The Netherlands, long famous for tulip fields, has evolved beyond traditional spring attractions. Visitors now seek the visual geometry of endless color stripes across the countryside—blending agriculture, design, and cycling culture. But Dutch growers note a shift toward smaller, quieter experiences: wildflower reserves and native meadow projects attract environmentally conscious travelers.

Southern Africa offers one of the most dramatic frontiers. For most of the year, Namaqualand appears harsh and dry. After seasonal rains, the desert explodes into carpets of orange and purple wildflowers.

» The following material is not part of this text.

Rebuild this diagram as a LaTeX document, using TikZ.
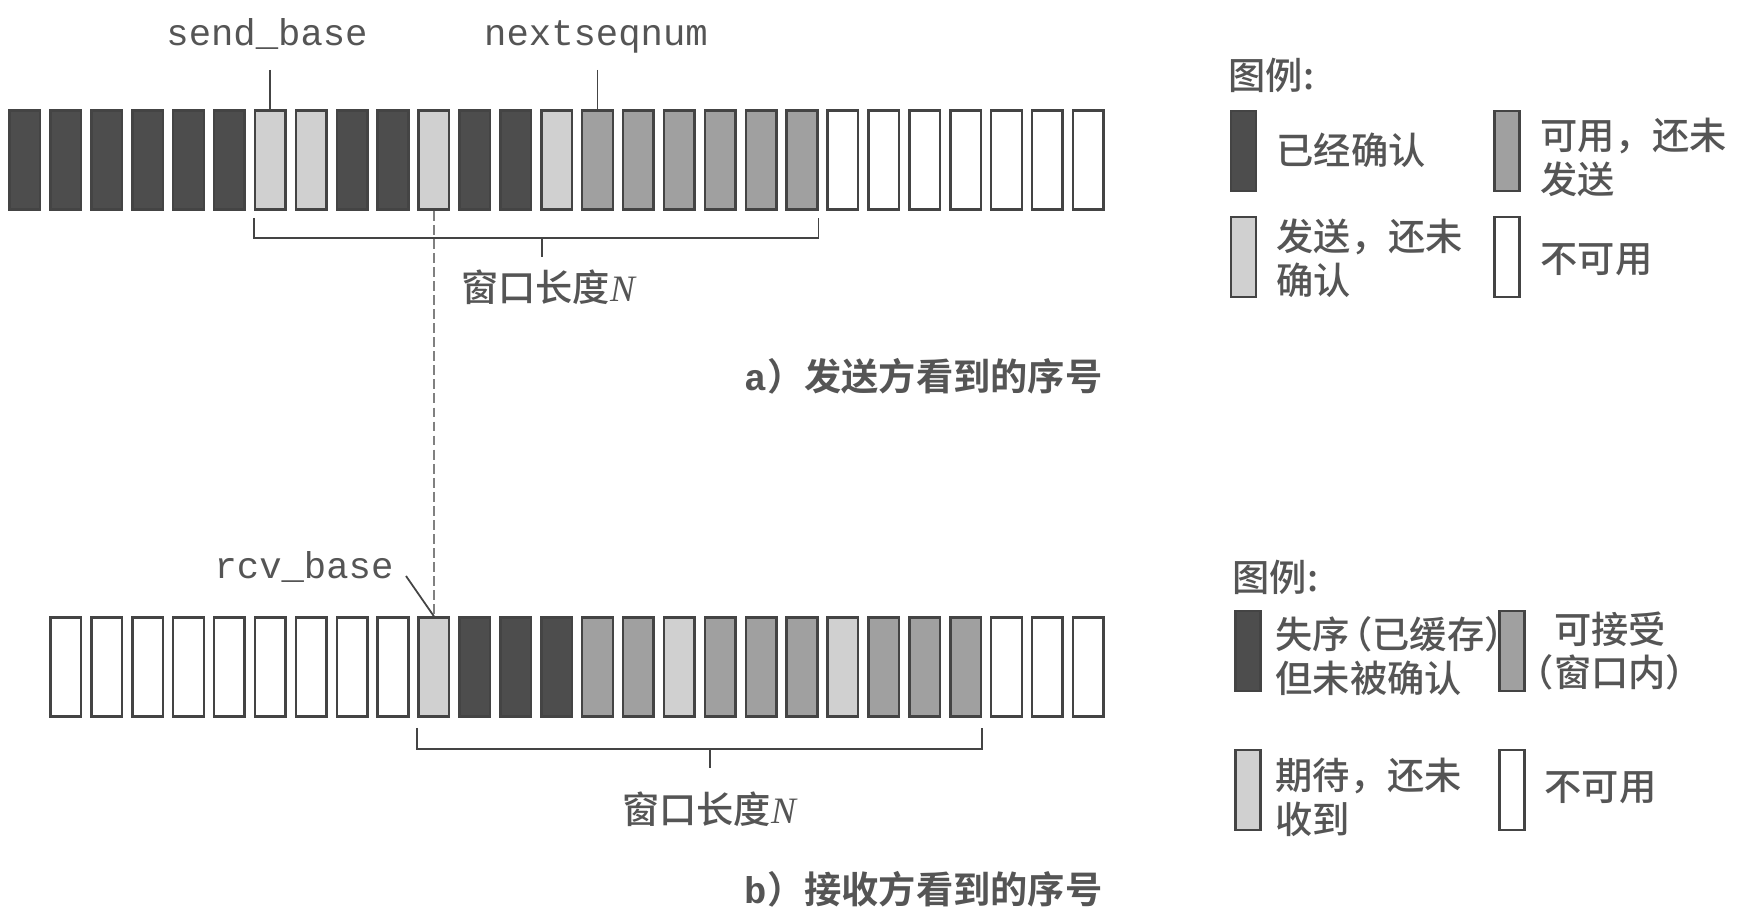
\documentclass[tikz,border=0pt]{standalone}
\usepackage{fontspec}
\setmainfont{Liberation Serif}
\setmonofont{Liberation Mono}
\newfontfamily\cjk{Noto Sans CJK SC Medium}[BoldFont={Noto Sans CJK SC Bold}]

\definecolor{ink}{HTML}{555555}
\definecolor{edge}{HTML}{444444}
\definecolor{darkfill}{HTML}{4D4D4D}
\definecolor{midfill}{HTML}{A0A0A0}
\definecolor{lightfill}{HTML}{D0D0D0}

\tikzset{
    seqbox/.style={draw=edge, line width=0.7pt, minimum width=3.06mm, minimum height=9.9mm, inner sep=0pt},
    darkbox/.style={seqbox, fill=darkfill},
    midbox/.style={seqbox, fill=midfill},
    lightbox/.style={seqbox, fill=lightfill},
    openbox/.style={seqbox, fill=white},
    keybox/.style={draw=edge, line width=0.7pt, minimum width=2.5mm, minimum height=8mm, inner sep=0pt},
    cjktext/.style={text=ink, font=\cjk\fontsize{10.6}{12.5}\selectfont, inner sep=0pt},
    monotext/.style={text=ink, font=\ttfamily\fontsize{10.6}{12.5}\selectfont, inner sep=0pt, anchor=base},
    thinline/.style={draw=edge, line width=0.5pt},
    dashline/.style={draw=gray, line width=0.45pt, dash pattern=on 2.8pt off 1.2pt},
}

\begin{document}
\begin{tikzpicture}[x=0.1mm, y=-0.1mm]
        \fill[white] (0, 0) rectangle (1742, 924);
        \useasboundingbox (0, 0) rectangle (1742, 924);

        % sender side
        \node[darkbox] (s0) at (24.9, 160) {};
        \node[darkbox] (s1) at (65.8, 160) {};
        \node[darkbox] (s2) at (106.7, 160) {};
        \node[darkbox] (s3) at (147.6, 160) {};
        \node[darkbox] (s4) at (188.5, 160) {};
        \node[darkbox] (s5) at (229.4, 160) {};
        \node[lightbox] (s6) at (270.3, 160) {};
        \node[lightbox] (s7) at (311.2, 160) {};
        \node[darkbox] (s8) at (352.1, 160) {};
        \node[darkbox] (s9) at (393.0, 160) {};
        \node[lightbox] (s10) at (433.9, 160) {};
        \node[darkbox] (s11) at (474.8, 160) {};
        \node[darkbox] (s12) at (515.7, 160) {};
        \node[lightbox] (s13) at (556.6, 160) {};
        \node[midbox] (s14) at (597.5, 160) {};
        \node[midbox] (s15) at (638.4, 160) {};
        \node[midbox] (s16) at (679.3, 160) {};
        \node[midbox] (s17) at (720.2, 160) {};
        \node[midbox] (s18) at (761.1, 160) {};
        \node[midbox] (s19) at (802.0, 160) {};
        \node[openbox] (s20) at (842.9, 160) {};
        \node[openbox] (s21) at (883.8, 160) {};
        \node[openbox] (s22) at (924.7, 160) {};
        \node[openbox] (s23) at (965.6, 160) {};
        \node[openbox] (s24) at (1006.5, 160) {};
        \node[openbox] (s25) at (1047.4, 160) {};
        \node[openbox] (s26) at (1088.3, 160) {};

        \node[monotext] (sendbase) at (267, 46) {send\_base};
        \node[monotext] (nextseq) at (596, 46) {nextseqnum};
        \coordinate (sendfoot) at (270.3, 70);
        \coordinate (nextfoot) at (597.5, 70);
        \draw[thinline] (sendfoot) -- (s6.north);
        \draw[thinline] (nextfoot) -- (s14.north);

        \draw[thinline] (s6.west |- 0,218) |- (s19.east |- 0,238) -- (s19.east |- 0,218);
        \coordinate (swin) at (542, 238);
        \draw[thinline] (swin) -- ++(0, 19);
        \node[cjktext] (swinlabel) at (548, 287) {窗口长度{\rmfamily\itshape N}};

        % receiver side
        \node[openbox] (r0) at (65.8, 667) {};
        \node[openbox] (r1) at (106.7, 667) {};
        \node[openbox] (r2) at (147.6, 667) {};
        \node[openbox] (r3) at (188.5, 667) {};
        \node[openbox] (r4) at (229.4, 667) {};
        \node[openbox] (r5) at (270.3, 667) {};
        \node[openbox] (r6) at (311.2, 667) {};
        \node[openbox] (r7) at (352.1, 667) {};
        \node[openbox] (r8) at (393.0, 667) {};
        \node[lightbox] (r9) at (433.9, 667) {};
        \node[darkbox] (r10) at (474.8, 667) {};
        \node[darkbox] (r11) at (515.7, 667) {};
        \node[darkbox] (r12) at (556.6, 667) {};
        \node[midbox] (r13) at (597.5, 667) {};
        \node[midbox] (r14) at (638.4, 667) {};
        \node[lightbox] (r15) at (679.3, 667) {};
        \node[midbox] (r16) at (720.2, 667) {};
        \node[midbox] (r17) at (761.1, 667) {};
        \node[midbox] (r18) at (802.0, 667) {};
        \node[lightbox] (r19) at (842.9, 667) {};
        \node[midbox] (r20) at (883.8, 667) {};
        \node[midbox] (r21) at (924.7, 667) {};
        \node[midbox] (r22) at (965.6, 667) {};
        \node[openbox] (r23) at (1006.5, 667) {};
        \node[openbox] (r24) at (1047.4, 667) {};
        \node[openbox] (r25) at (1088.3, 667) {};

        \node[monotext] (rcvbase) at (304, 579) {rcv\_base};
        \coordinate (rcvfoot) at (406, 576);
        \draw[thinline] (rcvfoot) -- (r9.north);
        \draw[dashline] (s10.south) -- (r9.north);

        \draw[thinline] (r9.west |- 0,728) |- (r22.east |- 0,749) -- (r22.east |- 0,728);
        \coordinate (rwin) at (710, 749);
        \draw[thinline] (rwin) -- ++(0, 19);
        \node[cjktext] (rwinlabel) at (709, 809) {窗口长度{\rmfamily\itshape N}};

        % legends
        \node[cjktext, anchor=west] (keya) at (1228, 75) {图例:};
        \node[keybox, fill=darkfill] (ka1) at (1243.5, 151) {};
        \node[cjktext, anchor=west] (ta1) at (1276, 150) {已经确认};
        \node[keybox, fill=midfill] (ka2) at (1507, 151) {};
        \node[cjktext, anchor=west, align=left] (ta2) at (1540, 157) {可用，还未\\发送};
        \node[keybox, fill=lightfill] (ka3) at (1243.5, 257) {};
        \node[cjktext, anchor=west, align=left] (ta3) at (1276, 258) {发送，还未\\确认};
        \node[keybox, fill=white] (ka4) at (1507, 257) {};
        \node[cjktext, anchor=west] (ta4) at (1540, 260) {不可用};

        \node[cjktext, anchor=west] (keyb) at (1232, 577) {图例:};
        \node[keybox, fill=darkfill] (kb1) at (1248, 651) {};
        \node[cjktext, anchor=west, align=left] (tb1) at (1275, 656) {失序\kern-.4em（已缓存）\\但未被确认};
        \node[keybox, fill=midfill] (kb2) at (1512, 651) {};
        \node[cjktext, align=center] (tb2) at (1610, 651) {可接受\\（窗口内）};
        \node[keybox, fill=lightfill] (kb3) at (1248, 790) {};
        \node[cjktext, anchor=west, align=left] (tb3) at (1275, 797) {期待，还未\\收到};
        \node[keybox, fill=white] (kb4) at (1512, 790) {};
        \node[cjktext, anchor=west] (tb4) at (1544, 788) {不可用};

        % captions
        \node[cjktext, anchor=east] (capa) at (1103, 376) {\bfseries{\ttfamily a}）发送方看到的序号};
        \node[cjktext, anchor=east] (capb) at (1103, 889) {\bfseries{\ttfamily b}）接收方看到的序号};
    \end{tikzpicture}
\end{document}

Unlike commercialized festivals elsewhere, these destinations remain remote and untamed, offering something increasingly rare: genuine discovery.

In the United Kingdom, wildflower tourism ties closely to nostalgia and environmental restoration. Ancient meadows of poppies and bluebells, decimated by industrial agriculture, are being revived through restoration projects. Bluebell forests have become major attractions, emphasizing intimacy and quiet immersion rather than grand spectacle.

The Fragile Future of Flower Tourism

Across the Alps, climate change is reshaping the landscape. As temperatures rise, flowering seasons shift unpredictably. Some blooms appear weeks early; others retreat to higher elevations. This has created a new urgency among travelers—the desire to witness fragile ecosystems before they change permanently.

Travel analysts expect flower tourism to continue expanding through the late 2020s, driven by several forces:

  • Climate variability creating rare seasonal events
  • Social media demanding immersive visual landscapes
  • Growing interest in slow travel and eco-tourism
  • Urban burnout fueling desire for nature immersion
  • Emotional experiences replacing traditional sightseeing

But the industry faces serious challenges. Overtourism can destroy the very ecosystems visitors seek. Wildflowers are vulnerable to trampling, drones, and pollution.

Chasing What Does Not Last

Perhaps the deepest reason wildflower tourism resonates today is its reminder of something modern life often ignores: beauty is temporary. A meadow blooms for only a brief moment between growth and disappearance. Travelers journey thousands of miles not despite that fragility, but because of it.

To stand inside a blooming field is to experience something increasingly rare—a moment that cannot be paused, replicated, or owned. The flowers will vanish. And that, paradoxically, is exactly why people go.